Islam, begitulah kita mengenalnya. Islam adalah agama yang tidak hanya ditujukan untuk satu golongan saja, untuk satu umat saja, tapi Islam adalah agama universe yang berlaku sepanjang kehidupan ini ada. Tak ada yang menyangsikan hal itu, semua umat-Nya (baca : Umat Islam) yakin bahwa sampai kapanpun Islam akan menjadi rahmat, risalah dan keberuntungan di sepanjang zaman. Namun, apa yang terjadi? Realitas tidak mencerminkan hal seperti itu. yang seharusnya, Islam bisa menjadi jawaban atas kegelisahan manusia di zamannya ternyata belum mampu menunjukan keunggulannya itu dan belum mampu menyentuh berbagai kalangan yang ada, baik yang menjadi pengikutnya, terlebih bagi mereka yang belum yakin dan masih menunggu. Pasca terjadinya renaisance, seolah Umat Islam saat ini kehilangan. Kehilangan keberaniannya, kehilangan konsistensinya, dan kehilangan kepercayaan universalitasnya terhadap Islam sendiri. Saya kira, hal seperti itu menjadi indikator betapa kita, sebagai Umat Islam, belum mampu mengaplikasikan konsepsi keIslaman dalam tataran praktis. Ditambah lagi ke-parsial-an pemahaman kita terhadap Islam sendiri. Mayoritas, dari kita hanya memandang Islam dari satu esensi saja, dari satu aspek saja, tanpa mau mencoba menggali dan mengembangkan lebih dalam lagi konsepsi keIslaman yang terkenal begitu kuat. Konsepsi keIslaman yang tertera dalam kitab kita, kitab yang menjadi pegangan utama alur kehidupan kita yakni Al-qur’an dan As-sunnah, belum mampu terejawantahkan secara menyeluruh di kehidupan kita. Walhasil, inilah Islam sekarang. Walaupun secara teoritis dan konsepsi kuat, namun secara praksis belum mampu diwujudkan. Ini merupakan sebuah manifesto dari pemahaman Umat Islam terhadap Islam yang parsialistik.

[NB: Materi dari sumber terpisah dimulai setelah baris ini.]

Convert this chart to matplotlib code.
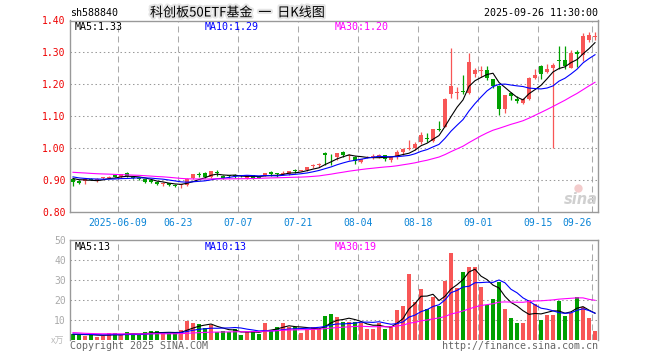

Saat ini, lagi-lagi kita hanya bisa terbuai dengan segala perkembangan zaman yang ada. Strategi pendangkalan pemahaman kita terhadap Islam yang diterapkan oleh kaum yahudi dan Nahrani telah berhasil diwujudkan. Sampai kapanpun mereka tak akan rela melihat Islam mampu mewujudkan suatu kondisi relasional tauhid yang terwujud melalui ukhuwah atau kebersamaan yang nyata. persatuan yang kemudian tercipta di kalangan Umat Islam menjadi semacam ancaman bagi keberlangsungan propaganda mereka terhadap Umat Islam. Karenanya, untuk mencegah persatuan seperti itu, mereka senantiasa melakukan semacam gerakan perubahan untuk pendangkalan aqidah dan pemahaman Umat Islam terhadap Islam sendiri. Dan sekarang, kita bisa melihat dengan mata kita sendiri bahkan mungkin kita bisa merasakannya, betapa berhasilnya gencaran dakwah yahudi dan nashrani yang dilakukan. Pertanyaannya sekarang, sampai kapan kita terbuai dengan propaganda mereka (baca: Yahudi dan Nashrani)? Adakah keinginan dalam diri kita untuk mengadakan semacam revolusi pemahaman kita terhadap Islam, sehingga kita bisa memahami Islam secara universal? Siapakah yang kelak akan membawa Islam ke arah perubahan tersebut? Tentu, pertanyaan semacam itu pernah bersarang dalam diri kita. Permasalahannya adalah ghiroh harakat yang kita miliki hanya sebatas wacana saja, belum mampu mencapai aplikasi yang nyata dari semua harapan yang kita inginkan.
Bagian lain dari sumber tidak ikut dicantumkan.